As The Washington Post reports, seven color film reels were discovered by Herbert Hoover Presidential Library & Museum archivist Lynn Smith two years ago. While sifting through the library’s film inventory one day, she saw a collection labeled “Kodacolor” that caught her attention. They looked like normal black-and-white films, but they had strange lines running across the frames she couldn’t identify.

The lines, as Smith later discovered, are there to help convert the film to color when it's fed into a certain kind of projector. Without a way to play the footage, she secured a $5600 grant from the National Film Preservation Foundation to have it preserved, digitized, and copied.

Late last year she was able to view the reels for the first time. The footage, captured sometime between 1929 and 1933, shows Herbert Hoover, his aide Larry Richey, and interior secretary Ray Lyman Wilbur tossing around a medicine ball in the White House yard.

The footage was taken more than a decade before Harry Truman gave the first presidential address on television. Radio was still a fairly new medium, with Warren Harding becoming the first president to use it to address the people in 1922.
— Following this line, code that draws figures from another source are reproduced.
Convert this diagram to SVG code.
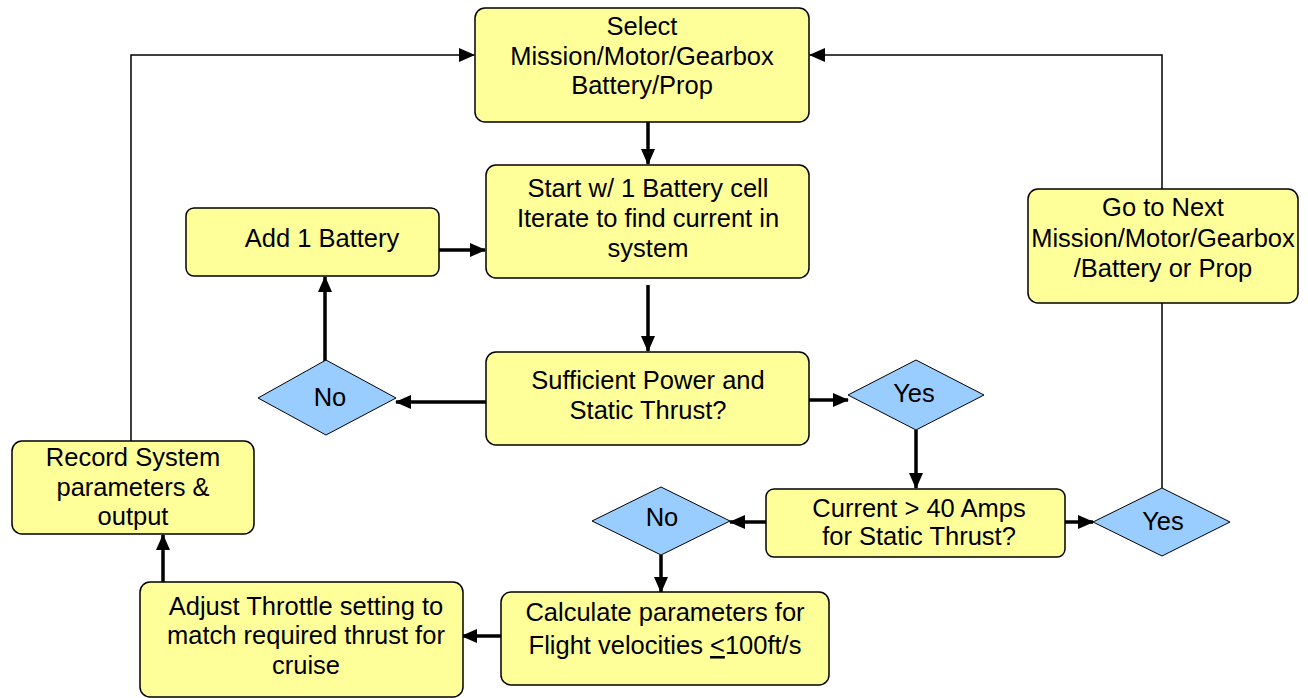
<svg xmlns="http://www.w3.org/2000/svg" width="1308" height="698" viewBox="0 0 1308 698">
  <style>
    .box { fill: #FFFF99; stroke: #000; stroke-width: 1.5; }
    .dia { fill: #99CCFF; stroke: #000; stroke-width: 1; }
    .lbl { font-family: "Liberation Sans", Arial, sans-serif; font-size: 25.5px; fill: #000; text-anchor: middle; }
    .thick { fill: none; stroke: #000; stroke-width: 3.5; }
    .thin { fill: none; stroke: #000; stroke-width: 1.5; }
  </style>
  <defs>
    <marker id="ah" markerUnits="userSpaceOnUse" markerWidth="16" markerHeight="16" viewBox="0 0 16 16" refX="15" refY="8" orient="auto">
      <path d="M0,1 L16,8 L0,15 Z" fill="#000"/>
    </marker>
  </defs>
  <rect width="1308" height="698" fill="#fff"/>

  <!-- connectors -->
  <g id="connectors">
    <line class="thick" x1="648" y1="122" x2="648" y2="164" marker-end="url(#ah)"/>
    <line class="thick" x1="439" y1="250" x2="485" y2="250" marker-end="url(#ah)"/>
    <line class="thick" x1="648" y1="285" x2="648" y2="351" marker-end="url(#ah)"/>
    <line class="thick" x1="486" y1="402" x2="396" y2="402" marker-end="url(#ah)"/>
    <line class="thick" x1="325" y1="362" x2="325" y2="277" marker-end="url(#ah)"/>
    <line class="thick" x1="809" y1="400" x2="848" y2="400" marker-end="url(#ah)"/>
    <line class="thick" x1="916" y1="430" x2="916" y2="488" marker-end="url(#ah)"/>
    <line class="thick" x1="766" y1="522" x2="730" y2="522" marker-end="url(#ah)"/>
    <line class="thick" x1="1065" y1="522" x2="1093" y2="522" marker-end="url(#ah)"/>
    <line class="thick" x1="661" y1="555" x2="661" y2="592" marker-end="url(#ah)"/>
    <line class="thick" x1="501" y1="636" x2="462" y2="636" marker-end="url(#ah)"/>
    <line class="thick" x1="163" y1="582" x2="163" y2="535" marker-end="url(#ah)"/>
    <polyline class="thin" points="131,441 131,55 474,55" marker-end="url(#ah)"/>
    <line class="thin" x1="1162" y1="488" x2="1162" y2="303"/>
    <polyline class="thin" points="1162,189 1162,55 810,55" marker-end="url(#ah)"/>
  </g>

  <g id="select">
    <rect class="box" x="475" y="8" width="334" height="114" rx="10"/>
    <text class="lbl" x="642" y="35">Select</text>
    <text class="lbl" x="642" y="65">Mission/Motor/Gearbox</text>
    <text class="lbl" x="642" y="94">Battery/Prop</text>
  </g>

  <g id="start">
    <rect class="box" x="486" y="165" width="323" height="113" rx="10"/>
    <text class="lbl" x="648" y="197">Start w/ 1 Battery cell</text>
    <text class="lbl" x="648" y="227">Iterate to find current in</text>
    <text class="lbl" x="648" y="257">system</text>
  </g>

  <g id="add-battery">
    <rect class="box" x="186" y="208" width="253" height="68" rx="8"/>
    <text class="lbl" x="322" y="247">Add 1 Battery</text>
  </g>

  <g id="sufficient">
    <rect class="box" x="486" y="352" width="323" height="93" rx="10"/>
    <text class="lbl" x="648" y="389">Sufficient Power and</text>
    <text class="lbl" x="648" y="419">Static Thrust?</text>
  </g>

  <g id="no-power">
    <polygon class="dia" points="258,398 326,360 396,398 326,435"/>
    <text class="lbl" x="330" y="406">No</text>
  </g>

  <g id="yes-power">
    <polygon class="dia" points="848,395 916,360 984,395 916,430"/>
    <text class="lbl" x="914" y="402">Yes</text>
  </g>

  <g id="current">
    <rect class="box" x="766" y="489" width="299" height="68" rx="8"/>
    <text class="lbl" x="919" y="517">Current &gt; 40 Amps</text>
    <text class="lbl" x="919" y="545">for Static Thrust?</text>
  </g>

  <g id="no-current">
    <polygon class="dia" points="592,521 661,487 730,521 661,555"/>
    <text class="lbl" x="662" y="526">No</text>
  </g>

  <g id="yes-current">
    <polygon class="dia" points="1093,522 1162,488 1230,522 1162,556"/>
    <text class="lbl" x="1163" y="530">Yes</text>
  </g>

  <g id="next">
    <rect class="box" x="1028" y="189" width="270" height="114" rx="10"/>
    <text class="lbl" x="1163" y="216">Go to Next</text>
    <text class="lbl" x="1163" y="247">Mission/Motor/Gearbox</text>
    <text class="lbl" x="1163" y="277">/Battery or Prop</text>
  </g>

  <g id="calculate">
    <rect class="box" x="501" y="592" width="328" height="93" rx="10"/>
    <text class="lbl" x="665" y="621">Calculate parameters for</text>
    <text class="lbl" x="665" y="654">Flight velocities <tspan text-decoration="underline">&lt;</tspan>100ft/s</text>
  </g>

  <g id="adjust">
    <rect class="box" x="140" y="582" width="323" height="115" rx="10"/>
    <text class="lbl" x="306" y="615">Adjust Throttle setting to</text>
    <text class="lbl" x="306" y="644">match required thrust for</text>
    <text class="lbl" x="306" y="674">cruise</text>
  </g>

  <g id="record">
    <rect class="box" x="12" y="441" width="242" height="93" rx="10"/>
    <text class="lbl" x="133" y="466">Record System</text>
    <text class="lbl" x="133" y="496">parameters &amp;</text>
    <text class="lbl" x="133" y="525">output</text>
  </g>
</svg>
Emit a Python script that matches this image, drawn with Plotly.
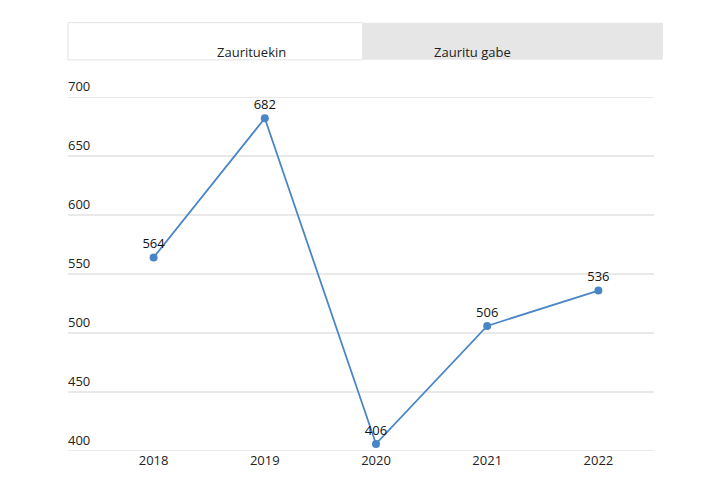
import plotly.graph_objects as go

years = ["2018", "2019", "2020", "2021", "2022"]
values = [564, 682, 406, 506, 536]
y_ticks = [400, 450, 500, 550, 600, 650, 700]
tabs = ["Zaurituekin", "Zauritu gabe"]

font = "Open Sans, Lato, sans-serif"
line_color = "#4a86c5"

fig = go.Figure(go.Scatter(
    x=years, y=values,
    mode="lines+markers+text",
    text=[str(v) for v in values],
    textposition="top center",
    textfont=dict(size=13, color="#111"),
    line=dict(color=line_color, width=1.8),
    marker=dict(size=8, color=line_color),
    cliponaxis=False,
    hoverinfo="x+y",
))

# gridlines and left-aligned labels sitting above them
for v in y_ticks:
    fig.add_shape(type="line", xref="paper", yref="y", x0=-0.054, x1=1, y0=v, y1=v,
                  line=dict(color="#d3d3d3", width=1), layer="below")
    fig.add_annotation(xref="paper", yref="y", x=-0.057, y=v, text=str(v),
                       showarrow=False, xanchor="left", yanchor="bottom",
                       font=dict(size=13, color="#222", family=font))

# tabs
fig.add_shape(type="rect", xref="paper", yref="paper", x0=-0.054, x1=0.476, y0=1.105, y1=1.21,
              fillcolor="white", line=dict(color="#e3e3e3", width=1))
fig.add_shape(type="rect", xref="paper", yref="paper", x0=0.476, x1=1.016, y0=1.105, y1=1.21,
              fillcolor="#e6e6e6", line=dict(width=0))
fig.add_annotation(xref="paper", yref="paper", x=0.211, y=1.158, text=tabs[0], showarrow=False,
                   font=dict(size=13, color="#222", family=font))
fig.add_annotation(xref="paper", yref="paper", x=0.746, y=1.158, text=tabs[1], showarrow=False,
                   font=dict(size=13, color="#222", family=font))

fig.update_layout(
    width=706, height=487,
    margin=dict(l=90, r=60, t=89, b=44, autoexpand=False),
    paper_bgcolor="white", plot_bgcolor="white",
    font=dict(family=font, size=13, color="#222"),
    showlegend=False,
    xaxis=dict(range=[-0.5, 4.5], showgrid=False, zeroline=False, showline=False,
               ticks="", tickfont=dict(size=13)),
    yaxis=dict(range=[400, 700], showgrid=False, zeroline=False, showticklabels=False),
)

fig.write_html("out.html")
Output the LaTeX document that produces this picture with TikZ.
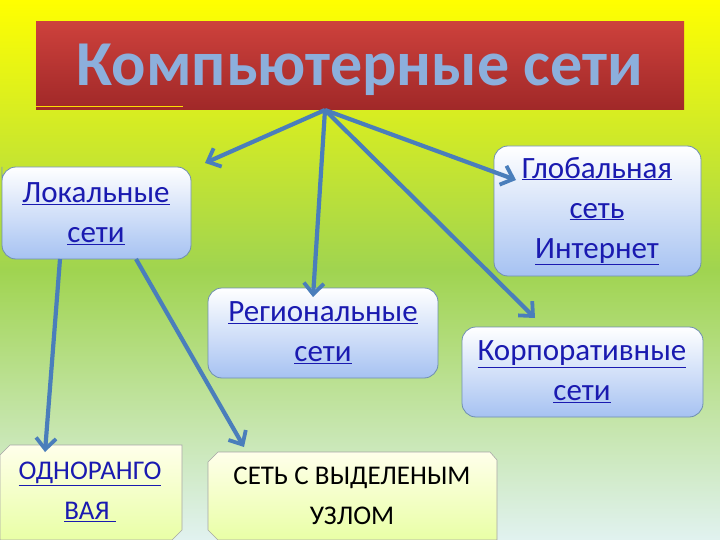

The reels also feature scenes of the White House gardens, the Washington Monument, the Lincoln Memorial, the White House dogs, and first lady Lou Hoover. One clip shows the president on a fishing trip reeling in a barracuda in his coat and tie. Hoover Library director Thomas F. Schwartz told The Washington Post, “Hoover was caught once without a tie, fishing, and he was upset because he thought the dignity of the office required … some formality, even when fishing.”